2 thoughts on “Sermon–March2, 2014–Transfiguration A

  1. Ken, I love your phrase “little boxes of glory.” If we are made in the image of God, we do contain some small measure of his awesome glory, don’t we? So often we are afraid, and so we keep the lid on the box, hiding the light of Christ under a bushel.
    I was raised Catholic, and have always had an issue with the sacrament of reconciliation. I have no problem with having the option of confessing to another human being, but balk at the requirement. As if confessing to God is not enough…
    For me, the experience of going to confession was mostly rote, and often insincere. But i remember one time when I truly felt repentant of something I had done, and felt like such a burden had been lifted off my young shoulders when I had confessed that sin to the priest. And I suppose having to “do my penance” was an easy way to get rid of the guilt. I remember leaving the confessional feeling lighter than air, as if my feet weren’t touching the ground, because I had been forgiven.
    In some ways, that was a “mountaintop” experience for me, one I’ve never quite felt in the same way since. And yet I, we, need to be reminded of how our burdens are lifted when we let Christ take them upon Himself, and we are made clean in His righteousness.

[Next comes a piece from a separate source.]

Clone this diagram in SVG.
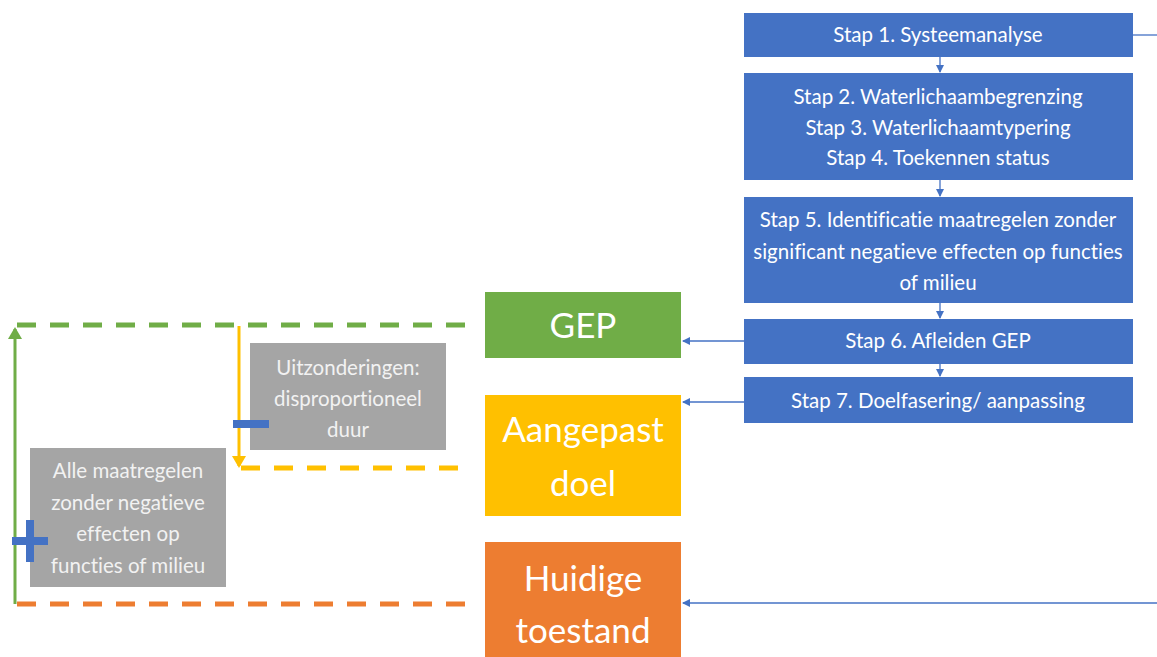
<svg xmlns="http://www.w3.org/2000/svg" width="1157" height="657" viewBox="0 0 1157 657">
<defs>
<style>
text{font-variant-ligatures:none}
.step{fill:#4472C4}
.st{font-family:Lato,"Open Sans",sans-serif;font-size:20.5px;fill:#fff;text-anchor:middle}
.big{font-family:Lato,"Open Sans",sans-serif;font-size:35px;fill:#fff;text-anchor:middle}
.gray{fill:#A5A5A5}
.gt{font-family:Lato,"Open Sans",sans-serif;font-size:20.5px;fill:#f2f2f2;text-anchor:middle}
.conn{stroke:#4472C4;stroke-width:1.3;fill:none}
</style>
<marker id="ab" markerWidth="8" markerHeight="8" refX="7" refY="4" orient="auto" markerUnits="userSpaceOnUse"><path d="M0,0 L8,4 L0,8 z" fill="#4472C4"/></marker>
<marker id="ag" markerWidth="12" markerHeight="14" refX="10" refY="7" orient="auto" markerUnits="userSpaceOnUse"><path d="M0,0 L12,7 L0,14 z" fill="#70AD47"/></marker>
<marker id="ay" markerWidth="12" markerHeight="14" refX="10" refY="7" orient="auto" markerUnits="userSpaceOnUse"><path d="M0,0 L12,7 L0,14 z" fill="#FFC000"/></marker>
</defs>
<rect width="1157" height="657" fill="#fff"/>
<g id="connectors">
<line class="conn" x1="940" y1="57" x2="940" y2="72" marker-end="url(#ab)"/>
<line class="conn" x1="940" y1="180" x2="940" y2="196" marker-end="url(#ab)"/>
<line class="conn" x1="940" y1="303" x2="940" y2="318" marker-end="url(#ab)"/>
<line class="conn" x1="940" y1="364" x2="940" y2="376" marker-end="url(#ab)"/>
<line class="conn" x1="744" y1="341" x2="683" y2="341" marker-end="url(#ab)"/>
<line class="conn" x1="744" y1="402" x2="683" y2="402" marker-end="url(#ab)"/>
<line class="conn" x1="1133" y1="35" x2="1157" y2="35"/>
<line class="conn" x1="1157" y1="603" x2="683" y2="603" marker-end="url(#ab)"/>
<line x1="17" y1="325" x2="466" y2="325" stroke="#70AD47" stroke-width="5" stroke-dasharray="19,14"/>
<line x1="17" y1="604" x2="466" y2="604" stroke="#ED7D31" stroke-width="5" stroke-dasharray="19,14"/>
<line x1="241" y1="468" x2="458" y2="468" stroke="#FFC000" stroke-width="5" stroke-dasharray="19,14"/>
<line x1="15" y1="604" x2="15" y2="329" stroke="#70AD47" stroke-width="3" marker-end="url(#ag)"/>
<line x1="239" y1="326" x2="239" y2="466" stroke="#FFC000" stroke-width="3" marker-end="url(#ay)"/>
</g>
<g id="stap1"><rect class="step" x="744" y="13" width="389" height="44"/><text class="st" x="938" y="42">Stap 1. Systeemanalyse</text></g>
<g id="stap2-4"><rect class="step" x="744" y="73" width="389" height="107"/>
<text class="st" x="938" y="104">Stap 2. Waterlichaambegrenzing</text>
<text class="st" x="938" y="135">Stap 3. Waterlichaamtypering</text>
<text class="st" x="938" y="165">Stap 4. Toekennen status</text></g>
<g id="stap5"><rect class="step" x="744" y="197" width="389" height="106"/>
<text class="st" x="938" y="227">Stap 5. Identificatie maatregelen zonder</text>
<text class="st" x="938" y="259">significant negatieve effecten op functies</text>
<text class="st" x="938" y="290">of milieu</text></g>
<g id="stap6"><rect class="step" x="744" y="319" width="389" height="45"/><text class="st" x="938" y="348">Stap 6. Afleiden GEP</text></g>
<g id="stap7"><rect class="step" x="744" y="377" width="389" height="46"/><text class="st" x="938" y="408">Stap 7. Doelfasering/ aanpassing</text></g>
<g id="gep"><rect x="485" y="292" width="196" height="66" fill="#70AD47"/><text class="big" x="583" y="338">GEP</text></g>
<g id="aangepast"><rect x="485" y="395" width="196" height="121" fill="#FFC000"/><text class="big" x="583" y="442">Aangepast</text><text class="big" x="583" y="496">doel</text></g>
<g id="huidige"><rect x="485" y="542" width="196" height="115" fill="#ED7D31"/><text class="big" x="583" y="591">Huidige</text><text class="big" x="583" y="643">toestand</text></g>
<g id="uitzonderingen"><rect class="gray" x="250" y="343" width="196" height="107"/>
<text class="gt" x="348" y="375">Uitzonderingen:</text>
<text class="gt" x="348" y="406">disproportioneel</text>
<text class="gt" x="348" y="437">duur</text></g>
<g id="alle"><rect class="gray" x="30" y="448" width="196" height="139"/>
<text class="gt" x="128" y="478">Alle maatregelen</text>
<text class="gt" x="128" y="510">zonder negatieve</text>
<text class="gt" x="128" y="541">effecten op</text>
<text class="gt" x="128" y="573">functies of milieu</text></g>
<g id="minus"><rect x="233" y="420" width="36" height="8" fill="#4472C4"/></g>
<g id="plus"><rect x="12" y="537" width="36" height="8" fill="#4472C4"/><rect x="26" y="520" width="8" height="42" fill="#4472C4"/></g>
</svg>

    1. Thanks, Dan! I liked that phrase as well, and thought it was one of the best images in the sermon. I hadn’t connected it to the imago Dei, but I like that you did.

      Private confession is something Lutherans have forgotten about, and have gone to the other extreme. You remember the sacrament feeling like it was all rote and had lost its meaning. That’s how I often feel about our corporate confession–it’s just something we say. Whether or not we confess to a person or directly to God, both are help and necessary, but both can become mundane and insincere.